- Born: 21 February 1876 Penrhyndeudraeth, Merionethshire, Wales, UK
- Died: 16 November 1959 (aged 83) Ffestiniog, Merionethshire, Wales, UK
- Occupations: School teacher Children's author and dramatist Welsh language
- Parent(s): William Edwards Jane (born Jane Roberts )

= Fanny Winifred Edwards =

Welsh teacher and writer (1876–1959)

Fanny Winifred Edwards (21 February 1876 – 16 November 1959) was a school teacher, children's author and dramatist. She was born, lived, worked and died near Ffestiniog in North Wales: her writing was in the Welsh language.

==Life==
Edwards was born in Penrhyndeudraeth, a large village that became notable, during the war torn years of the early twentieth century, as a manufacturing centre for gun cotton. Her father, William Edwards, was a master mariner: several of her brothers also became sea-farers. Her twelve recorded siblings included the poet William Thomas Edwards (1863–1940).
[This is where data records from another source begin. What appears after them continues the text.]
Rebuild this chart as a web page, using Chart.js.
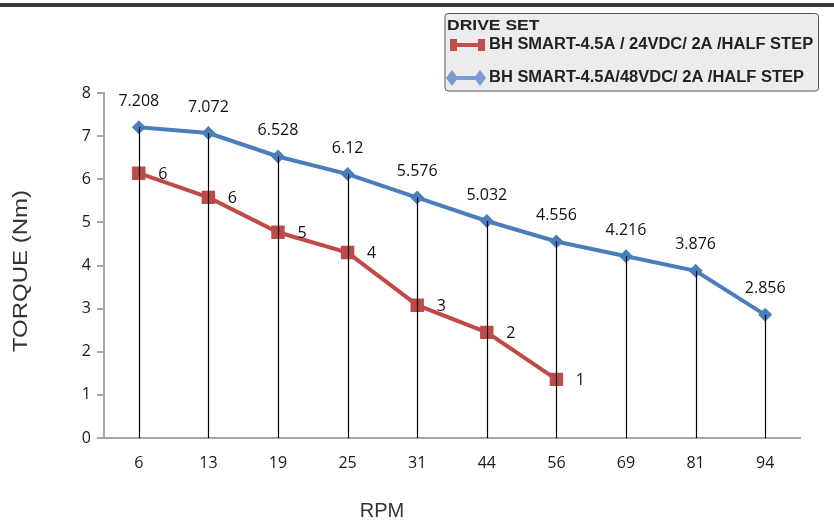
<!DOCTYPE html>
<html>
<head>
<meta charset="utf-8">
<script src="https://cdn.jsdelivr.net/npm/chart.js@4"></script>
<style>
  body { margin: 0; background: #fff; }
  canvas { display: block; }
</style>
</head>
<body>
<canvas id="torqueChart" width="834" height="524"></canvas>
<script>
const rpm = ['6', '13', '19', '25', '31', '44', '56', '69', '81', '94'];
const torque48 = [7.208, 7.072, 6.528, 6.12, 5.576, 5.032, 4.556, 4.216, 3.876, 2.856];
const torque24 = [6.14, 5.58, 4.77, 4.3, 3.08, 2.45, 1.36, null, null, null];
const labels48 = ['7.208', '7.072', '6.528', '6.12', '5.576', '5.032', '4.556', '4.216', '3.876', '2.856'];
const labels24 = ['6', '6', '5', '4', '3', '2', '1'];
const seriesNames = ['BH SMART-4.5A / 24VDC/ 2A /HALF STEP', 'BH SMART-4.5A/48VDC/ 2A /HALF STEP'];

const RED = '#be4b48';
const BLUE = '#4a7ebb';

// stretched text, some texts in the picture are a bit wide
function wideText(ctx, text, x, y, sx) {
  ctx.save();
  ctx.translate(x, y);
  ctx.scale(sx, 1);
  ctx.fillText(text, 0, 0);
  ctx.restore();
}

// drop lines, value labels, axis titles, legend box
const extras = {
  id: 'extras',
  beforeDraw(chart) {
    const ctx = chart.ctx;
    ctx.save();
    ctx.fillStyle = '#3a3a3a';
    ctx.fillRect(0, 3, chart.width, 4);
    ctx.restore();
  },
  afterDatasetsDraw(chart) {
    const ctx = chart.ctx;
    const x = chart.scales.x;
    const y = chart.scales.y;
    ctx.save();
    ctx.strokeStyle = '#000';
    ctx.lineWidth = 1.2;
    rpm.forEach((r, i) => {
      const top = Math.max(torque48[i], torque24[i] || 0);
      const px = Math.round(x.getPixelForValue(i)) + 0.5;
      ctx.beginPath();
      ctx.moveTo(px, y.getPixelForValue(top));
      ctx.lineTo(px, y.getPixelForValue(0));
      ctx.stroke();
    });

    ctx.fillStyle = '#111';
    ctx.font = '16px "Open Sans"';
    ctx.textBaseline = 'middle';
    ctx.textAlign = 'center';
    chart.getDatasetMeta(1).data.forEach((pt, i) => {
      ctx.fillText(labels48[i], pt.x, pt.y - 26);
    });
    chart.getDatasetMeta(0).data.forEach((pt, i) => {
      if (torque24[i] == null) return;
      ctx.fillText(labels24[i], pt.x + 24, pt.y + 1);
    });

    // axis titles
    ctx.fillStyle = '#333';
    ctx.font = '20px "Liberation Sans", Arial';
    ctx.fillText('RPM', 382, 511);
    ctx.translate(21.5, 271);
    ctx.rotate(-Math.PI / 2);
    wideText(ctx, 'TORQUE (Nm)', 0, 0, 1.2);
    ctx.restore();
  },
  afterDraw(chart) {
    const ctx = chart.ctx;
    ctx.save();
    ctx.beginPath();
    ctx.roundRect(445, 13.5, 373.5, 77.5, 3);
    ctx.fillStyle = '#ececec';
    ctx.fill();
    ctx.strokeStyle = '#555';
    ctx.lineWidth = 1;
    ctx.stroke();

    ctx.fillStyle = '#222';
    ctx.textBaseline = 'middle';
    ctx.textAlign = 'left';
    ctx.font = 'bold 15.5px "Liberation Sans", Arial';
    wideText(ctx, 'DRIVE SET', 447, 25.5, 1.13);
    ctx.font = 'bold 16px "Liberation Sans", Arial';
    wideText(ctx, seriesNames[0], 489, 45, 1.03);
    wideText(ctx, seriesNames[1], 489, 78, 1.03);

    // red sample
    ctx.fillStyle = '#c0504d';
    ctx.fillRect(450, 43, 35, 4);
    ctx.fillRect(450, 39, 7, 12);
    ctx.fillRect(478, 39, 7, 12);
    // blue sample
    ctx.fillStyle = '#7b9bd3';
    ctx.fillRect(450, 76, 32, 4);
    [452, 480].forEach(cx => {
      ctx.beginPath();
      ctx.moveTo(cx - 6, 78);
      ctx.lineTo(cx, 70);
      ctx.lineTo(cx + 6, 78);
      ctx.lineTo(cx, 86);
      ctx.closePath();
      ctx.fill();
    });
    ctx.restore();
  }
};

new Chart(document.getElementById('torqueChart'), {
  type: 'line',
  data: {
    labels: rpm,
    datasets: [{
      label: seriesNames[0],
      data: torque24,
      borderColor: RED,
      backgroundColor: RED,
      borderWidth: 4,
      pointStyle: 'rect',
      pointRadius: 9.5,
      pointBorderWidth: 0,
      spanGaps: false,
      tension: 0
    }, {
      label: seriesNames[1],
      data: torque48,
      borderColor: BLUE,
      backgroundColor: BLUE,
      borderWidth: 4,
      pointStyle: 'rectRot',
      pointRadius: 7,
      pointBorderWidth: 0,
      tension: 0
    }]
  },
  options: {
    responsive: false,
    animation: false,
    layout: { padding: { top: 93, right: 34, left: 0, bottom: 0 } },
    plugins: {
      legend: { display: false },
      tooltip: { enabled: false }
    },
    scales: {
      x: {
        offset: true,
        grid: { display: false },
        border: { display: true, color: '#a6a6a6', width: 2 },
        ticks: { color: '#1a1a1a', font: { family: '"Open Sans"', size: 16 }, padding: 8, maxRotation: 0 },
        afterFit(scale) { scale.height = 86; }
      },
      y: {
        min: 0,
        max: 8,
        ticks: { stepSize: 1, color: '#1a1a1a', font: { family: '"Open Sans"', size: 16 }, padding: 6 },
        grid: { drawOnChartArea: false, drawTicks: true, tickLength: 7, color: '#a6a6a6', lineWidth: 2 },
        border: { display: true, color: '#a6a6a6', width: 2 },
        afterFit(scale) { scale.width = 104; }
      }
    }
  },
  plugins: [extras]
});
</script>
</body>
</html>
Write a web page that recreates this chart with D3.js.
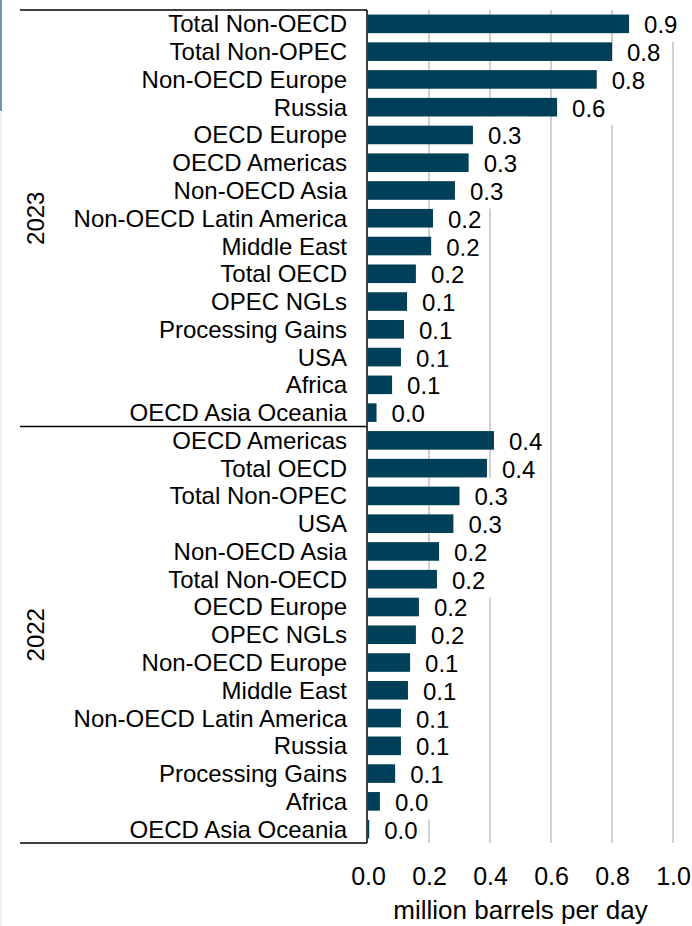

She attended school in Penrhyndeudraeth, becoming a pupil-teacher and, subsequently, a permanent teacher. By the time of her retirement at the end of 1944 she had taught at the school for more than fifty years.

In the south of the country the Welsh language was in retreat due to the large-scale immigration from England that accompanied industrialisation, and Edwards became conscious of a shortage of appropriate published children's literature, which she remedied for her own purposes by writing short stories that she could read to her classes. During the early twentieth century the polymath-educationalist Owen Morgan Edwards, one of whose varied functions was as a schools inspector, came across her at work and urged her to publish. The result, for Fanny Winifred Edwards, was a sixty-year career as a published author.

Starting in 1902, she published more than 150 short stories in Cymru'r Plant, the Welsh language children's magazine launched by Owen Morgan Edwards at the tail end of the previous century. She also wrote two children's novels, Cit (1908) and Dros y gamfa (1926), which initially appeared in serial form in the same magazine. Five volumes comprising collections of her short stories were published between 1925 and 1951. Edwards also wrote 17 short one-act plays, most of them for children. One of these was translated into English by Margaret Rosser, appearing in 1951 as "Choosing a hat".

She never married. Beyond her writing and teaching, Edwards was active in the North Wales Women's Temperance Union and the Merioneth Historical and Records Society.

Edwards was a committed member of the Nazareth Presbyterian congregation at Penrhyndeudraeth, closely involved in its Sunday School. She died at Ffestiniog on 16 November 1959: her body is buried at Penrhyndeudraeth's Nazareth cemetery.